## start RECORDS PROVIDED

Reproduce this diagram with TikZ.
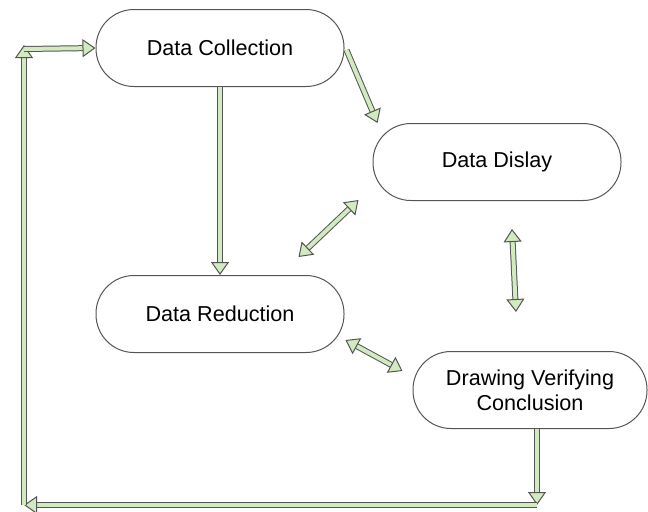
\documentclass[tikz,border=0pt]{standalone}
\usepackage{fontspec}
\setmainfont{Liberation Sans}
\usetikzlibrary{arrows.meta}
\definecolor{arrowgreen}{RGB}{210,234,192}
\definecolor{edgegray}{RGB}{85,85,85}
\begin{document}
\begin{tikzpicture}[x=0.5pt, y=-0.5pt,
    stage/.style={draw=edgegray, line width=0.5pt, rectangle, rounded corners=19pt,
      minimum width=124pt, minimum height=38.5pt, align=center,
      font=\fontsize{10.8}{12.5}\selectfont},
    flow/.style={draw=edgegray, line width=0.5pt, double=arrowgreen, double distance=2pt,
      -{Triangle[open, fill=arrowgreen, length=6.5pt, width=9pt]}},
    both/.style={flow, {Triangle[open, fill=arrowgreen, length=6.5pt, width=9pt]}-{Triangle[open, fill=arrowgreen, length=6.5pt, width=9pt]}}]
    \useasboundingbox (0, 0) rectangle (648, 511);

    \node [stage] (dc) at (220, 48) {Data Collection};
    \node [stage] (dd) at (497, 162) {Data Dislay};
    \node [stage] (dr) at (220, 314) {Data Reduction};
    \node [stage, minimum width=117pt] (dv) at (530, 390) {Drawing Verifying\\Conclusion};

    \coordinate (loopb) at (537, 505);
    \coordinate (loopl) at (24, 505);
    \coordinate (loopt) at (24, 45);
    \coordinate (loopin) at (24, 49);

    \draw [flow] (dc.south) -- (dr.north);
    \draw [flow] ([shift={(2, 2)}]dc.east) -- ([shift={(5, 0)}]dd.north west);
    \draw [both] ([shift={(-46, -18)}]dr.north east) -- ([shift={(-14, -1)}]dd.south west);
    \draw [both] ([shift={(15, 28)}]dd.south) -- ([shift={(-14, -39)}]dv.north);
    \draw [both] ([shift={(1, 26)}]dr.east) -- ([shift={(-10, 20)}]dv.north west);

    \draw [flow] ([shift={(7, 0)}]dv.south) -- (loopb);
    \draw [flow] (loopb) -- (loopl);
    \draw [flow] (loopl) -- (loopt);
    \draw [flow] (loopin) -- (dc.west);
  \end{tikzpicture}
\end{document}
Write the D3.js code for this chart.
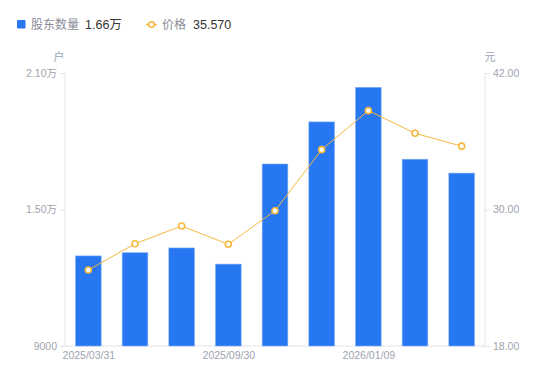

## end RECORDS PROVIDED
## start RECORDS PROVIDED

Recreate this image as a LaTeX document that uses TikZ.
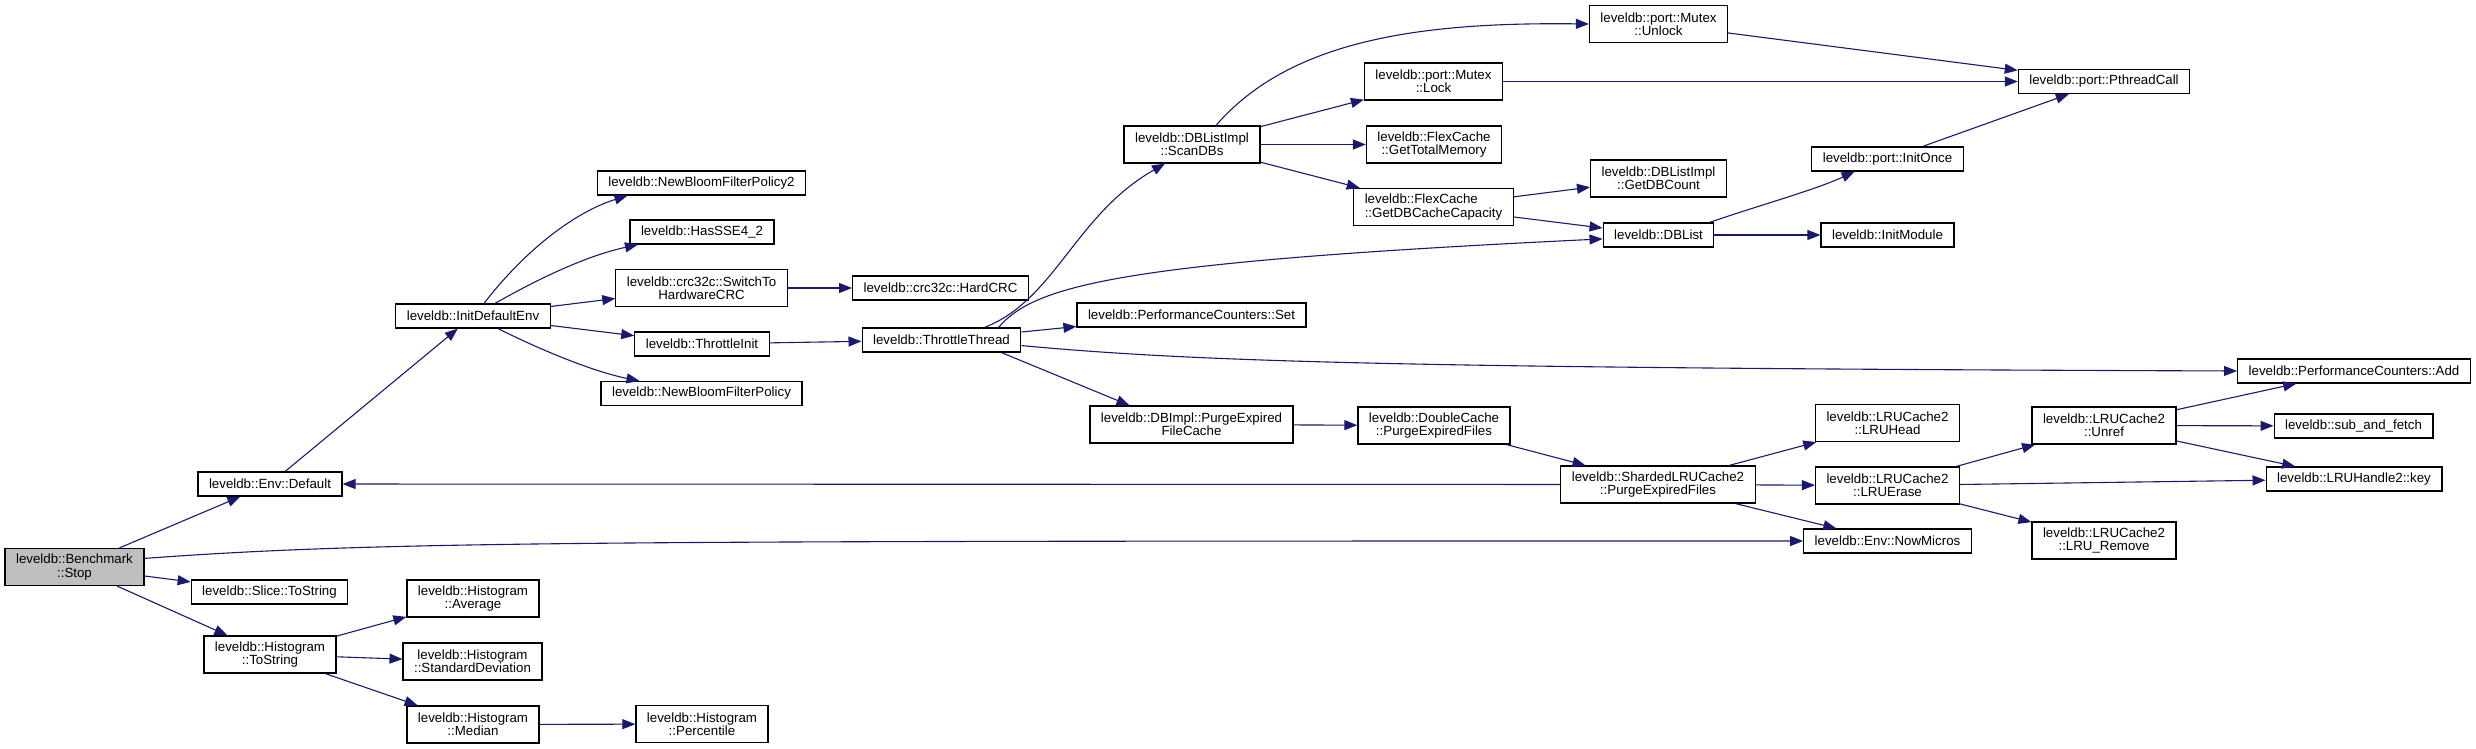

## end RECORDS PROVIDED

> **YOUR GOAL**:
Repeat exactly the lines above, from the line that contains "Reproduce this diagram with TikZ." down through the line that contains "rectangle (648, 511);". Include both of those lines and none of the pictures.

> **EXERCISE SOLUTION**:
Reproduce this diagram with TikZ.
\documentclass[tikz,border=0pt]{standalone}
\usepackage{fontspec}
\setmainfont{Liberation Sans}
\usetikzlibrary{arrows.meta}
\definecolor{arrowgreen}{RGB}{210,234,192}
\definecolor{edgegray}{RGB}{85,85,85}
\begin{document}
\begin{tikzpicture}[x=0.5pt, y=-0.5pt,
    stage/.style={draw=edgegray, line width=0.5pt, rectangle, rounded corners=19pt,
      minimum width=124pt, minimum height=38.5pt, align=center,
      font=\fontsize{10.8}{12.5}\selectfont},
    flow/.style={draw=edgegray, line width=0.5pt, double=arrowgreen, double distance=2pt,
      -{Triangle[open, fill=arrowgreen, length=6.5pt, width=9pt]}},
    both/.style={flow, {Triangle[open, fill=arrowgreen, length=6.5pt, width=9pt]}-{Triangle[open, fill=arrowgreen, length=6.5pt, width=9pt]}}]
    \useasboundingbox (0, 0) rectangle (648, 511);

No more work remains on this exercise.